Record list ::
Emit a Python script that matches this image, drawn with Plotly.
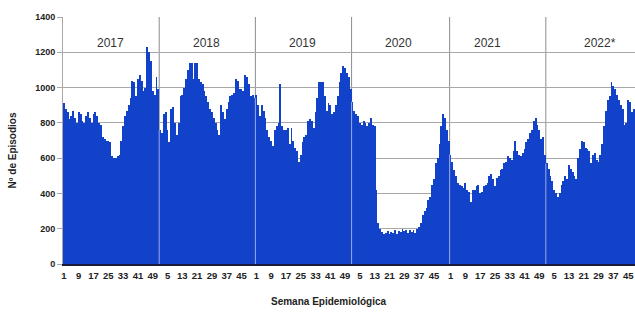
import numpy as np
import plotly.graph_objects as go

years = ["2017", "2018", "2019", "2020", "2021", "2022*"]

episodes_2017 = [910, 880, 860, 820, 840, 870, 830, 800, 860, 850,
                 810, 800, 840, 860, 830, 800, 850, 860, 840, 800,
                 790, 720, 710, 700, 700, 690, 610, 600, 600, 610,
                 620, 700, 780, 840, 870, 900, 940, 1040, 1030, 950,
                 1050, 1070, 1040, 980, 1000, 1230, 1200, 1150, 980, 960,
                 1060, 990]
episodes_2018 = [760, 740, 850, 860, 760, 690, 880, 890, 800, 730,
                 800, 950, 960, 1000, 1050, 1100, 1140, 1140, 1050, 1140,
                 1140, 1050, 1030, 1020, 980, 950, 920, 880, 860, 830,
                 800, 760, 730, 900, 860, 820, 880, 920, 950, 960,
                 970, 1050, 1040, 990, 990, 980, 1070, 1060, 1020, 950,
                 960, 940]
episodes_2019 = [960, 900, 840, 900, 870, 830, 760, 720, 700, 670,
                 760, 780, 800, 1020, 780, 760, 760, 770, 680, 770,
                 700, 660, 640, 580, 620, 690, 720, 730, 810, 820,
                 810, 770, 860, 940, 1030, 1030, 1030, 950, 870, 910,
                 900, 850, 860, 900, 950, 1030, 1080, 1120, 1110, 1080,
                 1060, 990]
episodes_2020 = [920, 870, 850, 840, 800, 790, 810, 800, 780, 800,
                 830, 790, 780, 420, 230, 200, 180, 170, 175, 185,
                 170, 180, 175, 190, 170, 185, 180, 200, 185, 190,
                 175, 195, 180, 190, 175, 200, 210, 230, 280, 300,
                 320, 360, 380, 450, 480, 570, 600, 680, 780, 850,
                 830, 760, 700]
episodes_2021 = [620, 580, 530, 500, 460, 450, 440, 430, 460, 420,
                 410, 350, 420, 420, 440, 450, 400, 410, 440, 450,
                 460, 500, 510, 480, 440, 490, 500, 530, 540, 570,
                 580, 610, 600, 590, 640, 700, 640, 620, 610, 630,
                 650, 690, 710, 740, 760, 810, 830, 790, 760, 710,
                 720, 620]
episodes_2022 = [570, 540, 500, 470, 420, 400, 380, 400, 450, 470,
                 500, 480, 560, 540, 520, 500, 480, 600, 650, 700,
                 690, 660, 650, 640, 570, 620, 630, 590, 580, 620,
                 680, 780, 870, 930, 950, 1030, 1010, 990, 960, 930,
                 900, 880, 790, 800, 930, 920, 860, 880]

weeks_in_year = [52, 52, 52, 53, 52, 52]
ticks_odd = [1, 9, 17, 25, 33, 41, 49]
ticks_even = [5, 13, 21, 29, 37, 45]
year_ticks = [ticks_odd, ticks_even, ticks_odd, ticks_even, ticks_odd, ticks_even]
year_label_week = [26, 26, 26, 26, 21, 30]

series = [episodes_2017, episodes_2018, episodes_2019,
          episodes_2020, episodes_2021, episodes_2022]
values = np.concatenate([np.array(s, dtype=float) for s in series])
x = np.arange(len(values))
starts = np.concatenate([[0], np.cumsum(weeks_in_year)[:-1]])

tickvals, ticktext = [], []
for st, tk in zip(starts, year_ticks):
    for w in tk:
        tickvals.append(int(st) + w - 1)
        ticktext.append(str(w))

BLUE = "#1242CA"
FONT = "Liberation Sans, Arial"
fig = go.Figure(go.Bar(x=x, y=values, width=1.0,
                       marker=dict(color=BLUE, line=dict(width=0)),
                       hoverinfo="skip"))

shapes = []
for st in starts[1:]:
    xb = st - 0.5
    shapes.append(dict(type="line", xref="x", yref="y", x0=xb, x1=xb, y0=0, y1=1400,
                       line=dict(color="#8c8c8c", width=1), layer="below"))
    hmin = min(values[st - 1], values[st])
    shapes.append(dict(type="line", xref="x", yref="y", x0=xb, x1=xb, y0=0, y1=hmin,
                       line=dict(color="rgba(200,208,240,0.75)", width=1), layer="above"))

annotations = []
for st, lab, lw in zip(starts, years, year_label_week):
    annotations.append(dict(x=int(st) + lw - 1, y=1253, xref="x", yref="y", text=lab,
                            xanchor="center", yanchor="middle", showarrow=False,
                            font=dict(family=FONT, size=12, color="#333333")))
annotations.append(dict(x=(328 - 63) / 572, y=-0.15, xref="paper", yref="paper",
                        xanchor="center", yanchor="middle",
                        text="<b>Semana Epidemiológica</b>", showarrow=False,
                        font=dict(family=FONT, size=10, color="#222222")))
annotations.append(dict(x=(12 - 63) / 572, y=0.46, xref="paper", yref="paper", textangle=-90,
                        xanchor="center", yanchor="middle",
                        text="<b>Nº de Episodios</b>", showarrow=False,
                        font=dict(family=FONT, size=10, color="#222222")))

fig.update_layout(
    width=635, height=314,
    margin=dict(l=63, r=0, t=17, b=50, autoexpand=False),
    paper_bgcolor="white", plot_bgcolor="white",
    bargap=0, showlegend=False,
    shapes=shapes, annotations=annotations,
    xaxis=dict(range=[-0.5, 308.7], tickvals=tickvals, ticktext=ticktext, automargin=False,
               showgrid=False, zeroline=False, showline=True, linecolor="#1a1a3a", linewidth=2,
               ticks="", tickangle=0, ticklabelstandoff=2,
               tickfont=dict(family=FONT, size=9.5, color="#222222", weight="bold")),
    yaxis=dict(range=[0, 1400], dtick=200, showgrid=True, gridcolor="#a8a8a8", gridwidth=1,
               automargin=False,
               zeroline=False, showline=True, linecolor="#a8a8a8", linewidth=1,
               ticks="outside", ticklen=5, tickcolor="#a8a8a8",
               tickfont=dict(family=FONT, size=9, color="#222222", weight="bold")),
)

fig.write_html("out.html",
               config={"displayModeBar": False, "staticPlot": True},
               post_script="document.body.style.margin='0';document.body.style.overflow='hidden';")
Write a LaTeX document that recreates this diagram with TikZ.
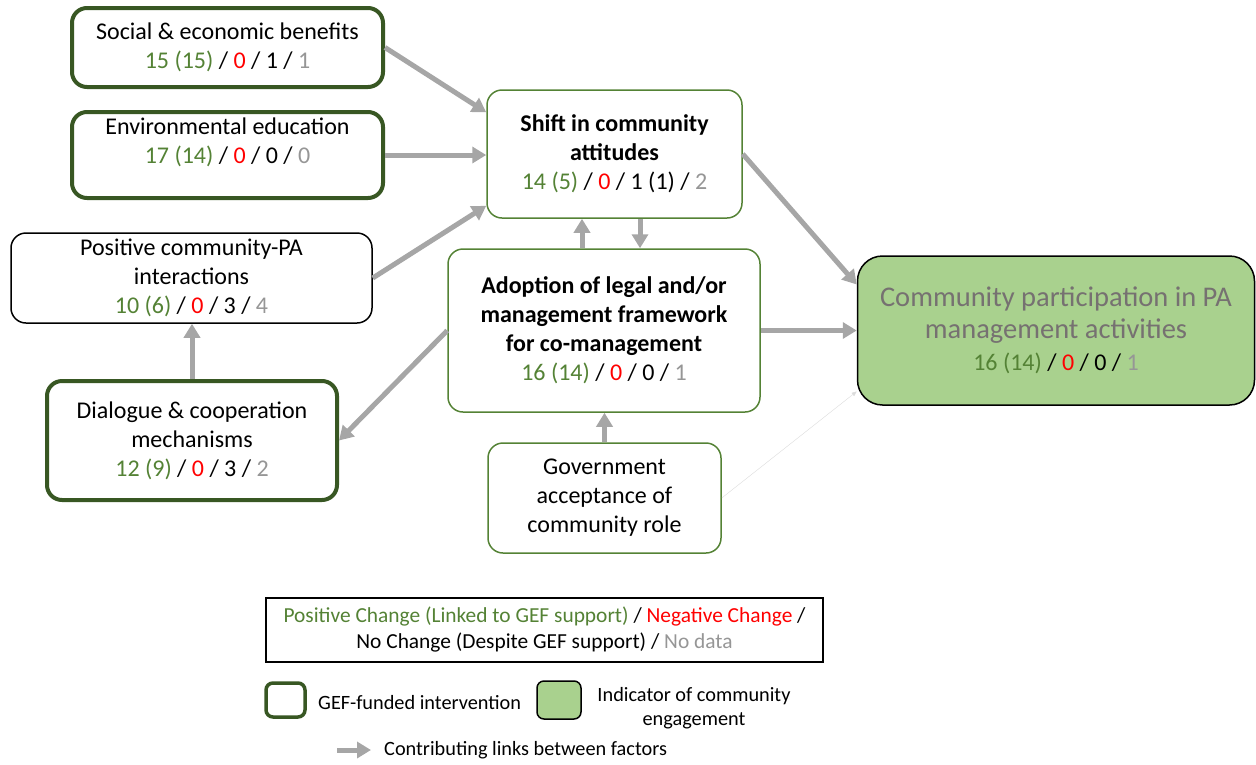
\documentclass[tikz,border=0pt]{standalone}
\usepackage{fontspec}
\setmainfont{Carlito}
\usetikzlibrary{arrows.meta,calc}
\definecolor{gefgreen}{RGB}{56,87,35}
\definecolor{boxgreen}{RGB}{84,130,53}
\definecolor{txtgreen}{RGB}{84,130,53}
\definecolor{nodata}{RGB}{150,150,150}
\definecolor{linkgray}{RGB}{166,166,166}
\definecolor{engfill}{RGB}{169,209,142}
\definecolor{engtext}{RGB}{118,113,113}
\newcommand{\counts}[4]{\textcolor{txtgreen}{#1} / \textcolor{red}{#2} / #3 / \textcolor{nodata}{#4}}
\tikzset{
  factor/.style={draw=boxgreen, line width=1.5pt, rounded corners=15pt, align=center, inner sep=0pt, font=\fontsize{24}{29}\selectfont},
  gef/.style={factor, draw=gefgreen, line width=4pt},
  link/.style={draw=linkgray, line width=5pt, -{Triangle[length=14pt,width=16pt]}},
}
\begin{document}
\begin{tikzpicture}[x=1pt,y=-1pt]
\useasboundingbox (0,0) rectangle (1256,764);
\node[gef, minimum width=311pt, minimum height=79pt] (1) at (227.5,47.5) {Social \& economic benefits\\\counts{15 (15)}{0}{1}{1}};
\node[gef, minimum width=311pt, minimum height=86pt] (2) at (227.5,155) {Environmental education\\\counts{17 (14)}{0}{0}{0}\\\mbox{}};
\node[factor, draw=black, minimum width=361pt, minimum height=90pt] (3) at (191.5,278) {Positive community-PA\\interactions\\\counts{10 (6)}{0}{3}{4}};
\node[gef, minimum width=290pt, minimum height=119pt] (4) at (192,440.5) {Dialogue \& cooperation\\mechanisms\\\counts{12 (9)}{0}{3}{2}};
\node[factor, minimum width=255pt, minimum height=128pt] (5) at (614.5,154) {\textbf{Shift in community}\\\textbf{attitudes}\\\counts{14 (5)}{0}{1 (1)}{2}};
\node[factor, minimum width=312pt, minimum height=163pt] (6) at (604,330.5) {\textbf{Adoption of legal and/or}\\\textbf{management framework}\\\textbf{for co-management}\\\counts{16 (14)}{0}{0}{1}};
\node[factor, minimum width=233pt, minimum height=110pt] (7) at (604.5,498) {Government\\acceptance of\\community role};
\node[factor, draw=black, fill=engfill, rounded corners=25pt, minimum width=397pt, minimum height=149pt, text=engtext, font=\fontsize{28.5}{32}\selectfont] (8) at (1056,330.5) {Community participation in PA\\management activities\\{\fontsize{24}{32}\selectfont\color{black}\counts{16 (14)}{0}{0}{1}}};
% links
\path[draw,link] (1.east) -- (5.162);
\path[draw,link] (2.east) -- (5.west |- 2.east);
\path[draw,link] (3.east) -- (5.202);
\path[draw,link] (4.north) -- (4.north |- 3.south);
\path[draw,link] (6.west) -- (4.east);
\coordinate (up) at ($(6.north)+(-22,0)$);
\coordinate (dn) at ($(5.south)+(25.5,0)$);
\path[draw,link] (up) -- (up |- 5.south);
\path[draw,link] (dn) -- (dn |- 6.north);
\path[draw,link] (7.north) -- (7.north |- 6.south);
\path[draw,link] (5.east) -- (8.167);
\path[draw,link] (6.east) -- (6.east -| 8.west);
\path[draw=linkgray!40, line width=0.4pt, -{Triangle[length=5pt,width=4pt]}] (7.east) -- (8.197);
% legend
\node[draw, line width=1.5pt, minimum width=557pt, minimum height=64pt, align=center, inner sep=0pt, font=\fontsize{21.4}{26}\selectfont] (9) at (544.5,630) {\textcolor{txtgreen}{Positive Change (Linked to GEF support)} / \textcolor{red}{Negative Change} /\\No Change (Despite GEF support) / \textcolor{nodata}{No data}};
\node[gef, rounded corners=7pt, line width=3.5pt, minimum width=39pt, minimum height=34pt] (10) at (285.5,700) {};
\node[anchor=west, inner sep=0pt, font=\fontsize{20.3}{24}\selectfont] (11) at (318,703) {GEF-funded intervention};
\node[draw=black, fill=engfill, line width=1.5pt, rounded corners=7pt, minimum width=44pt, minimum height=38pt] (12) at (559,700) {};
\node[align=center, inner sep=0pt, font=\fontsize{20.3}{24}\selectfont] (13) at (694,708) {Indicator of community\\engagement};
\coordinate (l1) at (337,750);
\coordinate (l2) at (371,750);
\path[draw,link] (l1) -- (l2);
\node[anchor=west, inner sep=0pt, font=\fontsize{20.3}{24}\selectfont] (14) at (384,750) {Contributing links between factors};
\end{tikzpicture}
\end{document}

Required work ::
Report how many lines in the listing include the word "that". Give nothing but the count.

The answer ::
2